On peut exprimer autrement cette proposition. Quel est l’évènement, vraisemblable dans les quelques prochaines années, que déploreront le plus nos descendants ? Tout le monde convient, des ministres de la défense aux écologistes, que la pire des choses possibles est un conflit nucléaire mondial. S’il se produit, toute l’espèce humaine est menacée ; la vie telle que souhaitent la vivre les êtres humains normaux connaîtrait un terme. Une fois admis ce terrible truisme, il faut ajouter que si aucun pays n’appuie sur le bouton, le pis qui se produira vraisemblablement - et qui a d’ailleurs bien commencé - ce n’est pas la crise énergétique, la crise économique, la guerre conventionnelle ni même la multiplication des gouvernements totalitaires. Ces catastrophes, quelque terribles qu’elles soient pour nous, pourraient trouver un remède après quelques générations. Le seul processus actuellement en cours qu’on mettra des millions d’années à infléchir est la perte de la biodiversité du fait de la destruction des habitats naturels. Telle est la folie que nos descendants seront le moins susceptibles de nous pardonner.
L’extinction s’accélère et pourrait prendre des proportions ruineuses au cours des deux prochaines décennies. Non seulement les oiseaux et les mammifères disparaissent-ils, mais des êtres vivants plus réduits comme les mousses, les insectes et les vairons. L’estimation minimale du rythme d’extinction actuel est d’un millier d’espèces par an, surtout du fait de la destruction des forêts et d’autres biotopes tropicaux de première importance. À l’horizon 1990, on s’attend que ce chiffre passe à 10 000 espèces par an (une espèce par heure). Au cours des trente prochaines années, ce sera un bon million d’espèces qui aura été éradiqué. [1]
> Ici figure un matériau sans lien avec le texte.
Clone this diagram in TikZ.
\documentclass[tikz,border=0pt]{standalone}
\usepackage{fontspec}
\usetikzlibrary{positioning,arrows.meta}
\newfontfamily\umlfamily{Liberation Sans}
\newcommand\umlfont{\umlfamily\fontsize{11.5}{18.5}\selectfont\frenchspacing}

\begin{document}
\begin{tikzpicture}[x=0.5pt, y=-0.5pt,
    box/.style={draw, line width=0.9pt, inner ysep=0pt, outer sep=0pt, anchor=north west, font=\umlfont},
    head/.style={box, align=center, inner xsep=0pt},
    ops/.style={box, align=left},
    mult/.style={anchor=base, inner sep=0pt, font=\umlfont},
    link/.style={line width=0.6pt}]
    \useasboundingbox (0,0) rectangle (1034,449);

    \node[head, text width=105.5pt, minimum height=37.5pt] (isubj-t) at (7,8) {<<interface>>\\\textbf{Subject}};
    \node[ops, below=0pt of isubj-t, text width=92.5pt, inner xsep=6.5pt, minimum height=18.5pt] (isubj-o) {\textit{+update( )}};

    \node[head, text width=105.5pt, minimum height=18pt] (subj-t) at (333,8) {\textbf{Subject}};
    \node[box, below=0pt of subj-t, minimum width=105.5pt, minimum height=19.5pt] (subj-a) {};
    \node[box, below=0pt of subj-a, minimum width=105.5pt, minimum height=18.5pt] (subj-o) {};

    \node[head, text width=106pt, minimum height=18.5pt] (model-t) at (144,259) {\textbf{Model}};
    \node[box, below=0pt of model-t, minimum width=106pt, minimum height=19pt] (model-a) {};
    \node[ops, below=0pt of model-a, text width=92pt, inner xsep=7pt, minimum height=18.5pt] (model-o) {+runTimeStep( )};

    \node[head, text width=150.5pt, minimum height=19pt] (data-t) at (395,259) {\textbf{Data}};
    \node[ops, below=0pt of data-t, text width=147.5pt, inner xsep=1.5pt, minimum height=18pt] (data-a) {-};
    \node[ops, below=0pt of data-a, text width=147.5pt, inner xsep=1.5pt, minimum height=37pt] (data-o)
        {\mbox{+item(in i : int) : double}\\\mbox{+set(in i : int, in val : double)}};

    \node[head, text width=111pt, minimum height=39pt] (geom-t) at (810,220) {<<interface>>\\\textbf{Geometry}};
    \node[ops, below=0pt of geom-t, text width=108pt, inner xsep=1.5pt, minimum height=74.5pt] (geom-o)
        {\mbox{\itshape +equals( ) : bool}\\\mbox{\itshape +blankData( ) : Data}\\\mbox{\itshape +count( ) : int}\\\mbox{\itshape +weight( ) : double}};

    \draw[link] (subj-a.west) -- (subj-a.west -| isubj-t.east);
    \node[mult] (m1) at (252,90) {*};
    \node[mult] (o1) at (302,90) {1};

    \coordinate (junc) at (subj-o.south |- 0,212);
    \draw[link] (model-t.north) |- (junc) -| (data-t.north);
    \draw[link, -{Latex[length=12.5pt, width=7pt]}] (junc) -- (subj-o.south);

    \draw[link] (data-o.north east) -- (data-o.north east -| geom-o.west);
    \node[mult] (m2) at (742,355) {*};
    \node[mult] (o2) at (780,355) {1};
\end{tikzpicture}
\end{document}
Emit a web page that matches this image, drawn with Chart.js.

Quel que soit le chiffre exact - et l’état primitif de la biologie évolutionniste ne nous permet que des ordres de grandeur - le rythme actuel de disparition n’en est pas moins le plus rapide dans l’histoire géologique récente. Il est aussi beaucoup plus élevé que le rythme d’apparition de nouvelles espèces du fait de l’évolution en cours, de telle sorte que le résultat net est un rapide déclin de la diversité présente du monde. Des catégories entières d’organismes apparus au cours des dix millions d’années passées, dont les condors familiers en Amérique, les rhinocéros, les lamantins, les gorilles, sont proches de l’extinction. Pour la plupart de ces espèces, les derniers individus à exister à l’état sauvage pourraient bien être ceux qui vivent actuellement. C’est une erreur grave de ne voir dans cette hémorragie qu’un processus “darwinien”, dans lequel les espèces vont et viennent de manière autonome et où l’homme n’est que le fardeau le plus récent à peser sur l’environnement. Les destructions causées par l’homme sont inédites sous le soleil.
Biophilie, Paris, 2012, pp. 156-9.
[1] Rappelons que le livre original est paru en 1984 (NdT).